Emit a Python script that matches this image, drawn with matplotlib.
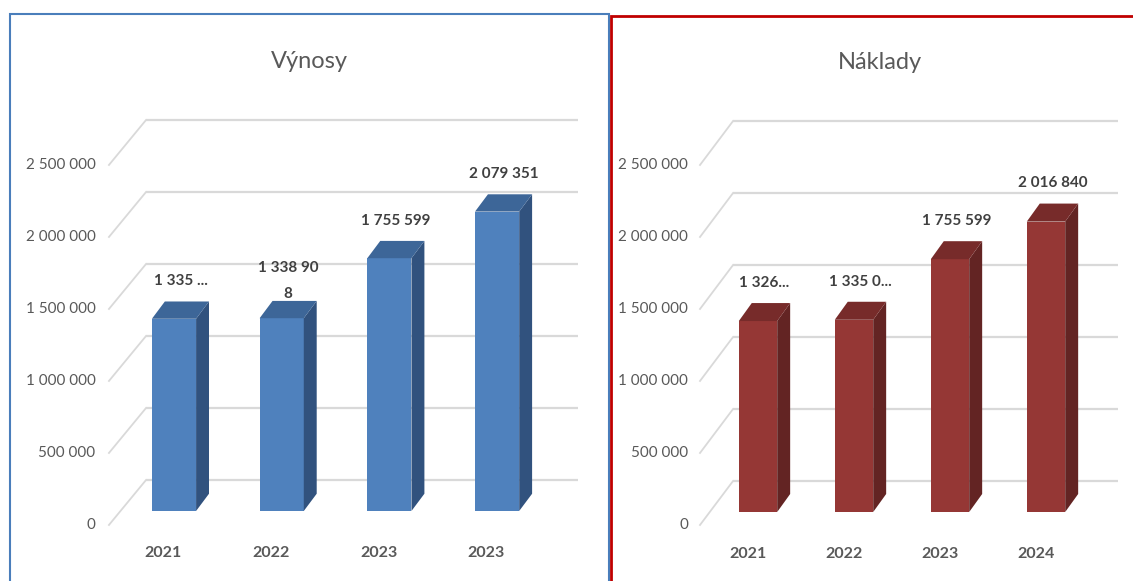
import numpy as np
import matplotlib
matplotlib.use("Agg")
from matplotlib import pyplot as plt
from matplotlib.patches import Rectangle

# data
roky_vynosy = ['2021', '2022', '2023', '2023']
vynosy = [1335000, 1338908, 1755599, 2079351]
popisky_vynosy = ['1 335 ...', '1 338 90\n8', '1 755 599', '2 079 351']

roky_naklady = ['2021', '2022', '2023', '2024']
naklady = [1326000, 1335000, 1755599, 2016840]
popisky_naklady = ['1 326...', '1 335 0...', '1 755 599', '2 016 840']

osa_y = [0, 500000, 1000000, 1500000, 2000000, 2500000]
osa_y_text = ['0', '500 000', '1 000 000', '1 500 000', '2 000 000', '2 500 000']

FONT = ['Lato', 'DejaVu Sans']
W, H = 1133, 581

fig = plt.figure(figsize=(W / 100, H / 100), dpi=100)


def panel(px_left, px_right, px_top, x0, pitch, y0, cats, vals, labels, title,
          title_x, c_front, c_top, c_side, bar_w, dx, dy, front_dy):
    ax = fig.add_axes([px_left / W, 0, (px_right - px_left) / W, (H - px_top) / H])
    per_px = 500000 / 72.0
    ax.set_xlim((px_left - x0) / pitch, (px_right - x0) / pitch)
    ax.set_ylim((y0 - H) * per_px, (y0 - px_top) * per_px)
    ax.axis('off')

    # walls / gridlines
    back_x, front_x, right_x = -0.26, -0.604, 3.75
    back_dy = 215000
    for v, t in zip(osa_y, osa_y_text):
        ax.plot([back_x, right_x], [v + back_dy, v + back_dy], color='#d9d9d9', lw=1.6,
                solid_capstyle='butt', zorder=1)
        ax.plot([front_x, back_x], [v + front_dy, v + back_dy], color='#d9d9d9', lw=1.3, zorder=1)
        ax.text(-0.73, v + front_dy, t, ha='right', va='center', fontsize=11,
                color='#595959', family=FONT)

    # 3d bars
    x = np.arange(len(vals))
    ax.bar(x, vals, width=bar_w, color=c_front, zorder=3)
    for xi, v in zip(x, vals):
        l, r = xi - bar_w / 2, xi + bar_w / 2
        ax.fill([r, r + dx, r + dx, r], [0, dy, v + dy, v], color=c_side, lw=0, zorder=3)
        ax.fill([l, r, r + dx, l + dx], [v, v, v + dy, v + dy], color=c_top, lw=0, zorder=3)

    for xi, v, lab in zip(x, vals, labels):
        ax.text(xi + dx / 2, v + dy + 140000, lab, ha='center', va='center', fontsize=11,
                fontweight='bold', color='#404040', family=FONT, linespacing=2.1)

    for xi, c in zip(x, cats):
        ax.text(xi - 0.1, -295000, c, ha='center', va='center', fontsize=11.5,
                fontweight='bold', color='#595959', family=FONT)

    ax.text(title_x, 0.917, title, transform=ax.transAxes, ha='center', va='center',
            fontsize=17, color='#595959', family=FONT)
    return ax


panel(10, 609, 14, 174, 107.7, 511, roky_vynosy, vynosy, popisky_vynosy, 'Výnosy', 0.50,
      '#4f81bd', '#3d6698', '#31527e', 0.41, 0.12, 120000, -97000)
panel(612, 1133, 16, 758, 96.0, 512, roky_naklady, naklady, popisky_naklady, 'Náklady', 0.514,
      '#953735', '#772b2a', '#632423', 0.40, 0.135, 125000, -90000)

# chart borders
fig.add_artist(Rectangle((10 / W, -0.02), 599 / W, (H - 14) / H + 0.02, transform=fig.transFigure,
                         fill=False, edgecolor='#4a7ebb', lw=1.5))
fig.add_artist(Rectangle((611 / W, -0.02), 0.5, (H - 16) / H + 0.02, transform=fig.transFigure,
                         fill=False, edgecolor='#c00000', lw=2))

fig.savefig('out.png', dpi=100, facecolor='white')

◆ **Goal of the exercise**
Skip the pictures and restate exactly the lines from the beginning of the listing to the line with "from matplotlib.patches import Rectangle", that line included.

◆ **Exercise response**
Emit a Python script that matches this image, drawn with matplotlib.
import numpy as np
import matplotlib
matplotlib.use("Agg")
from matplotlib import pyplot as plt
from matplotlib.patches import Rectangle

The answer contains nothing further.